In other words, a central bank finds the setting of monetary policy increasingly difficult in a world of zero interest rates and excessively low inflation. Moreover, if a heavily indebted public begins to fear the onset of deflation when interest rates are already at zero, the rational response is to start repaying debt with ever-greater enthusiasm. And, by doing so, deflation becomes even more likely, delivering a rise in real interest rates which will encourage even more debt repayment (or, as the situation deteriorates, a significant increase in defaults and bankruptcies).
Perhaps the best way to express this is to argue that we have a crisis of the nominal, not the real, economy. Focusing on jobs growth, business confidence and retail spending is all very well but, on their own, these indicators say little about whether a recovery in current circumstances will be sustained.
Uniquely, the Western world is facing a nominal crisis: too much debt, too little inflation and an absence of effective conventional policy levers.
No one in policy circles has had to come to terms with these kinds of challenges before.

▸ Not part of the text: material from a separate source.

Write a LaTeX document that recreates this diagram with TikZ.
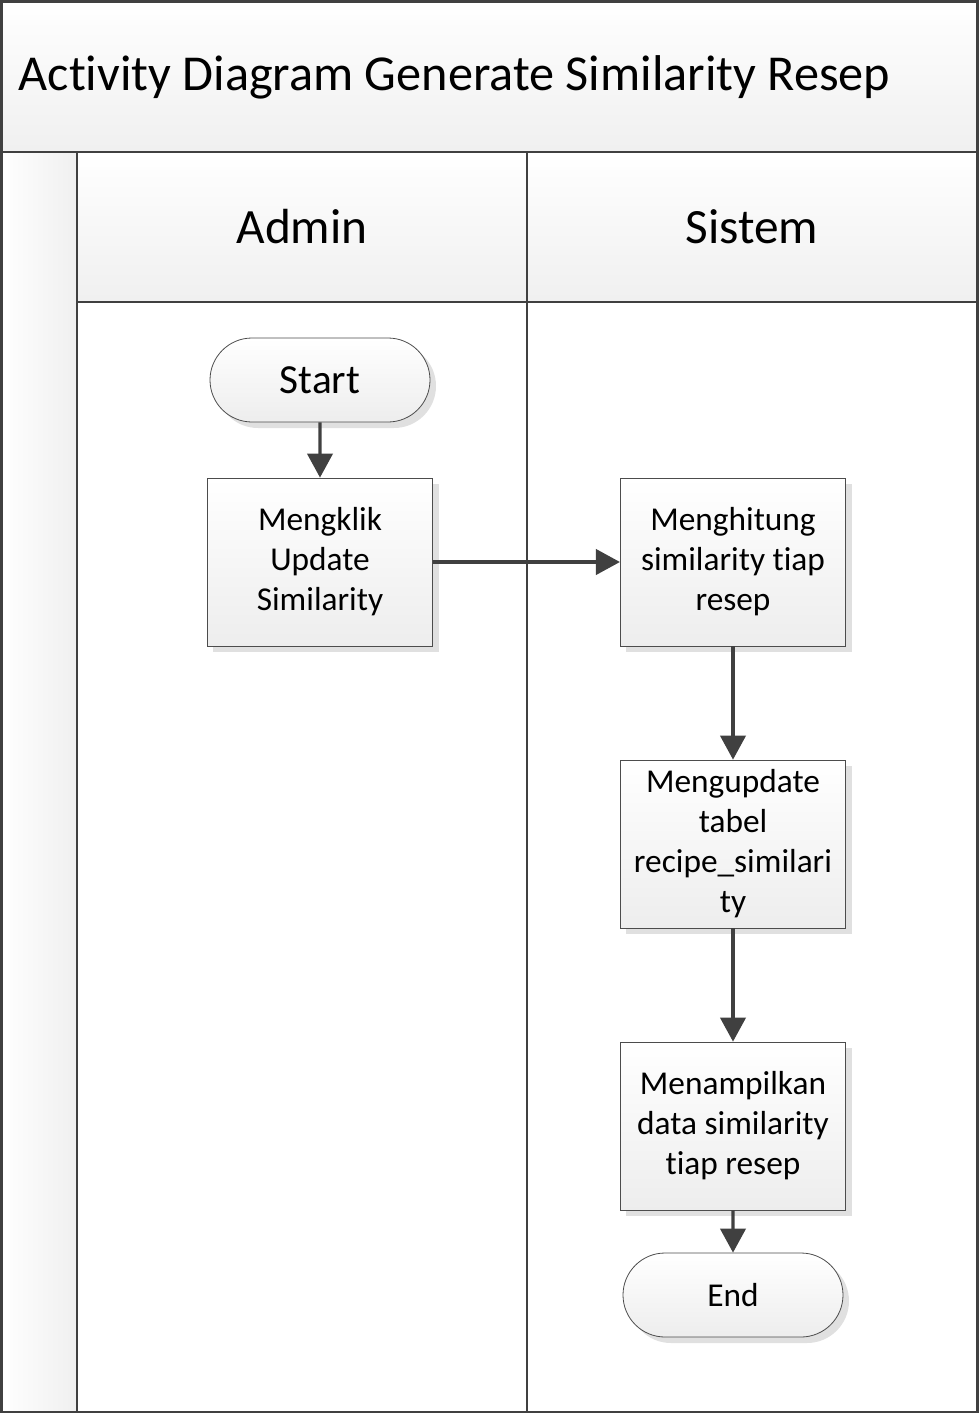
\documentclass[tikz,border=0pt]{standalone}
\usepackage{fontspec}
\setmainfont{Carlito}[Ligatures=NoCommon]
\usetikzlibrary{arrows.meta, positioning, shapes.misc, shadows}

\begin{document}
\begin{tikzpicture}[x=0.75pt, y=-0.75pt,
    frame/.style={draw=black!75, line width=2.2pt},
    band/.style={top color=white, bottom color=black!6},
    act/.style={draw=black!70, line width=0.6pt, top color=white, bottom color=black!7,
      minimum width=169pt, minimum height=126pt, align=center, inner sep=2pt,
      font=\fontsize{25}{30}\selectfont,
      drop shadow={shadow xshift=4.5pt, shadow yshift=-4.5pt, fill=black!12, opacity=1}},
    term/.style={act, rounded rectangle, minimum height=63pt},
    flow/.style={draw=black!75, line width=2.3pt, -{Triangle[length=18pt, width=19pt]}}]
  \useasboundingbox (0,0) rectangle (979,1414);

  % pool and lanes
  \shade[band] (0,0) rectangle (977,152);
  \shade[band] (77,152) rectangle (977,302);
  \shade[left color=white, right color=black!6] (0,152) rectangle (77,1412);
  \draw[frame] (1.5,1.5) rectangle (977.5,1412);
  \draw[frame] (0,152) -- (977,152);
  \draw[frame] (77,302) -- (977,302);
  \draw[frame] (77,152) -- (77,1412);
  \draw[frame] (527,152) -- (527,1412);

  \node[anchor=west, font=\fontsize{37.7}{40}\selectfont] (title) at (14,77) {Activity Diagram Generate Similarity Resep};
  \node[font=\fontsize{37}{40}\selectfont] (admin) at (302,227) {Admin};
  \node[font=\fontsize{37}{40}\selectfont] (sistem) at (752,227) {Sistem};

  % activities
  \node[term, font=\fontsize{31}{34}\selectfont] (start) at (320,380) {Start};
  \node[act] (klik) at (320,562) {Mengklik\\Update\\Similarity};
  \node[act] (hitung) at (733,562) {Menghitung\\similarity tiap\\resep};
  \node[act] (update) at (733,844) {Mengupdate\\tabel\\recipe\_similari\\ty};
  \node[act] (tampil) at (733,1126) {Menampilkan\\data similarity\\tiap resep};
  \node[term] (end) at (733,1295) {End};

  \draw[flow] (start) -- (klik);
  \draw[flow] (klik) -- (hitung);
  \draw[flow] (hitung) -- (update);
  \draw[flow] (update) -- (tampil);
  \draw[flow] (tampil) -- (end);
\end{tikzpicture}
\end{document}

No one, that it, except the Japanese. Japan has been heavily criticised by Western policymakers over the years. It was too slow to cut interest rates at the beginning of the 1990s after its stock market crash. It was too quick to raise interest rates later in the decade when its deflationary crisis was not yet over. It began to pursue unconventional "quantitative easing" policies over a decade too late.
Yet it increasingly appears that Western policymakers have been slow to apply the lessons of Japan to their own economies. Even if activity is incredibly depressed and inflation worryingly low, central bankers cannot help but reach for the interest rate trigger at the first sign of recovery. Earlier in the year, for example, all the talk was of so-called "exit strategies" and many in financial markets thought interest rates might be rising by the end of the year in a bid to prevent inflation from re-emerging.
These beliefs spread because too many people thought the lessons of Japan had been learnt and that the West could not possibly head in a Japanese direction. This was foolish. As 2010 has progressed, the West has taken on more and more symptoms with a distinctly Japanese flavour.
Given all this, central bankers should have indicated that there was no chance whatsoever of interest rates rising purely in response to the first signs of a cyclical pick-up in economic activity. If that pick-up is to be sustained, it's vital that interest rates remain low until there are clearer signs that activity is operating at a much higher level, that inflation is not too low and that the private sector isn't still desperately repaying debt. Otherwise, like the Japanese, we'll be stuck with a 2 out of 10 economy.